■ Recorded information:

——

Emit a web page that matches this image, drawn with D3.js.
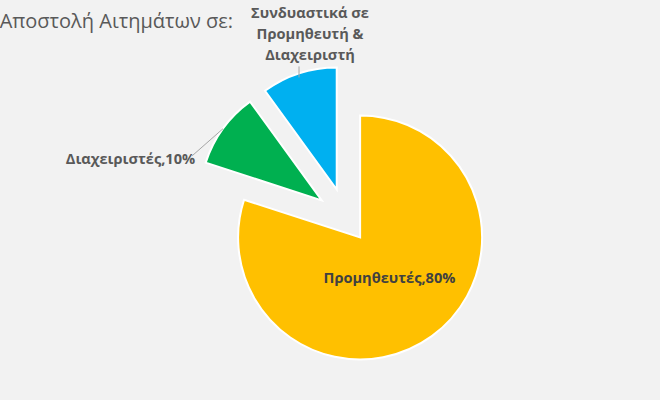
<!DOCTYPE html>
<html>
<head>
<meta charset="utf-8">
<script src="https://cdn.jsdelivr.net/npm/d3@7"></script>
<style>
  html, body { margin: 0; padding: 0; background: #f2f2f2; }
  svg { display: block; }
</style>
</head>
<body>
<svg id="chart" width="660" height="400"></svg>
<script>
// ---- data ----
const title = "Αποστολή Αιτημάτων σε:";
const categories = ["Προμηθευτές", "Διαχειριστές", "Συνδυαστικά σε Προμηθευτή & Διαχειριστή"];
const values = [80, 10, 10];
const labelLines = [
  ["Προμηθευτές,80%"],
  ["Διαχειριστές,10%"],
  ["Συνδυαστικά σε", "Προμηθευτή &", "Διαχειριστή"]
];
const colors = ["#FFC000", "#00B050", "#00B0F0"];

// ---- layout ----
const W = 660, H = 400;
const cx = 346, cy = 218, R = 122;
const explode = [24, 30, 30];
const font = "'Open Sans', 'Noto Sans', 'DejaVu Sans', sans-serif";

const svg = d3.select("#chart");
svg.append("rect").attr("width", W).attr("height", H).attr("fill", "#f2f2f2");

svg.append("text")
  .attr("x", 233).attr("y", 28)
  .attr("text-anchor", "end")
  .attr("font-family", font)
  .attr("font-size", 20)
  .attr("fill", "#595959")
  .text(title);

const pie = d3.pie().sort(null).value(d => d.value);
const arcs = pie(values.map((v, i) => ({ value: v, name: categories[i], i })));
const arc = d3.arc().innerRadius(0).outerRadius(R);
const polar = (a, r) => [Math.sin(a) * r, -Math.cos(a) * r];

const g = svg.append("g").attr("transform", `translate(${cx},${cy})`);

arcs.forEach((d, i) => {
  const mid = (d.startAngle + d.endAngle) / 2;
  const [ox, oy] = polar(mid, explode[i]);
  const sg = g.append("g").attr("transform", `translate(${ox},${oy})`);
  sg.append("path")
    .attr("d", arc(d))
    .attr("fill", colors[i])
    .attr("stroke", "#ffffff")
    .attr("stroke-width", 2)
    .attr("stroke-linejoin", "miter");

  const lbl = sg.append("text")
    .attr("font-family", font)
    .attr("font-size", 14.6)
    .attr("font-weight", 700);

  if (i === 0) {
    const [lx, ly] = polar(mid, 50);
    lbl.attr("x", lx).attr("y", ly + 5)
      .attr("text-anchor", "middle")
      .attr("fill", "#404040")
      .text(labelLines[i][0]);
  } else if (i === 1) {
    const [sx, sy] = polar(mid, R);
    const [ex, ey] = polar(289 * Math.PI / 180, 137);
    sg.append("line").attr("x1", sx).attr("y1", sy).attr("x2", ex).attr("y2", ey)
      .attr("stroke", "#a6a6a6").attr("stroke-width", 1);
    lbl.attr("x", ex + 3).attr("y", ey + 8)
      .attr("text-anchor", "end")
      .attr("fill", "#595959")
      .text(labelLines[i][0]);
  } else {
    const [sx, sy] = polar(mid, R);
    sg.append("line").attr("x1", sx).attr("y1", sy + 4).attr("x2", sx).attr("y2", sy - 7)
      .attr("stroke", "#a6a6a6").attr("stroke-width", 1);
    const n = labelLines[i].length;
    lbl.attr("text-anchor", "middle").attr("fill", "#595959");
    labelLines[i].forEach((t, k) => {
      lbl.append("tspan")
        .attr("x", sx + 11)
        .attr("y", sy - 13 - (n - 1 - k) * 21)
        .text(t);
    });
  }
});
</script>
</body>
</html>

——

Keep every word of the data as it is when you write it out, but drop the pictures.

■ Answer to the problem:
Emit a web page that matches this image, drawn with D3.js.
<!DOCTYPE html>
<html>
<head>
<meta charset="utf-8">
<script src="https://cdn.jsdelivr.net/npm/d3@7"></script>
<style>
  html, body { margin: 0; padding: 0; background: #f2f2f2; }
  svg { display: block; }
</style>
</head>
<body>
<svg id="chart" width="660" height="400"></svg>
<script>
// ---- data ----
const title = "Αποστολή Αιτημάτων σε:";
const categories = ["Προμηθευτές", "Διαχειριστές", "Συνδυαστικά σε Προμηθευτή & Διαχειριστή"];
const values = [80, 10, 10];
const labelLines = [
  ["Προμηθευτές,80%"],
  ["Διαχειριστές,10%"],
  ["Συνδυαστικά σε", "Προμηθευτή &", "Διαχειριστή"]
];
const colors = ["#FFC000", "#00B050", "#00B0F0"];

// ---- layout ----
const W = 660, H = 400;
const cx = 346, cy = 218, R = 122;
const explode = [24, 30, 30];
const font = "'Open Sans', 'Noto Sans', 'DejaVu Sans', sans-serif";

const svg = d3.select("#chart");
svg.append("rect").attr("width", W).attr("height", H).attr("fill", "#f2f2f2");

svg.append("text")
  .attr("x", 233).attr("y", 28)
  .attr("text-anchor", "end")
  .attr("font-family", font)
  .attr("font-size", 20)
  .attr("fill", "#595959")
  .text(title);

const pie = d3.pie().sort(null).value(d => d.value);
const arcs = pie(values.map((v, i) => ({ value: v, name: categories[i], i })));
const arc = d3.arc().innerRadius(0).outerRadius(R);
const polar = (a, r) => [Math.sin(a) * r, -Math.cos(a) * r];

const g = svg.append("g").attr("transform", `translate(${cx},${cy})`);

arcs.forEach((d, i) => {
  const mid = (d.startAngle + d.endAngle) / 2;
  const [ox, oy] = polar(mid, explode[i]);
  const sg = g.append("g").attr("transform", `translate(${ox},${oy})`);
  sg.append("path")
    .attr("d", arc(d))
    .attr("fill", colors[i])
    .attr("stroke", "#ffffff")
    .attr("stroke-width", 2)
    .attr("stroke-linejoin", "miter");

  const lbl = sg.append("text")
    .attr("font-family", font)
    .attr("font-size", 14.6)
    .attr("font-weight", 700);

  if (i === 0) {
    const [lx, ly] = polar(mid, 50);
    lbl.attr("x", lx).attr("y", ly + 5)
      .attr("text-anchor", "middle")
      .attr("fill", "#404040")
      .text(labelLines[i][0]);
  } else if (i === 1) {
    const [sx, sy] = polar(mid, R);
    const [ex, ey] = polar(289 * Math.PI / 180, 137);
    sg.append("line").attr("x1", sx).attr("y1", sy).attr("x2", ex).attr("y2", ey)
      .attr("stroke", "#a6a6a6").attr("stroke-width", 1);
    lbl.attr("x", ex + 3).attr("y", ey + 8)
      .attr("text-anchor", "end")
      .attr("fill", "#595959")
      .text(labelLines[i][0]);
  } else {
    const [sx, sy] = polar(mid, R);
    sg.append("line").attr("x1", sx).attr("y1", sy + 4).attr("x2", sx).attr("y2", sy - 7)
      .attr("stroke", "#a6a6a6").attr("stroke-width", 1);
    const n = labelLines[i].length;
    lbl.attr("text-anchor", "middle").attr("fill", "#595959");
    labelLines[i].forEach((t, k) => {
      lbl.append("tspan")
        .attr("x", sx + 11)
        .attr("y", sy - 13 - (n - 1 - k) * 21)
        .text(t);
    });
  }
});
</script>
</body>
</html>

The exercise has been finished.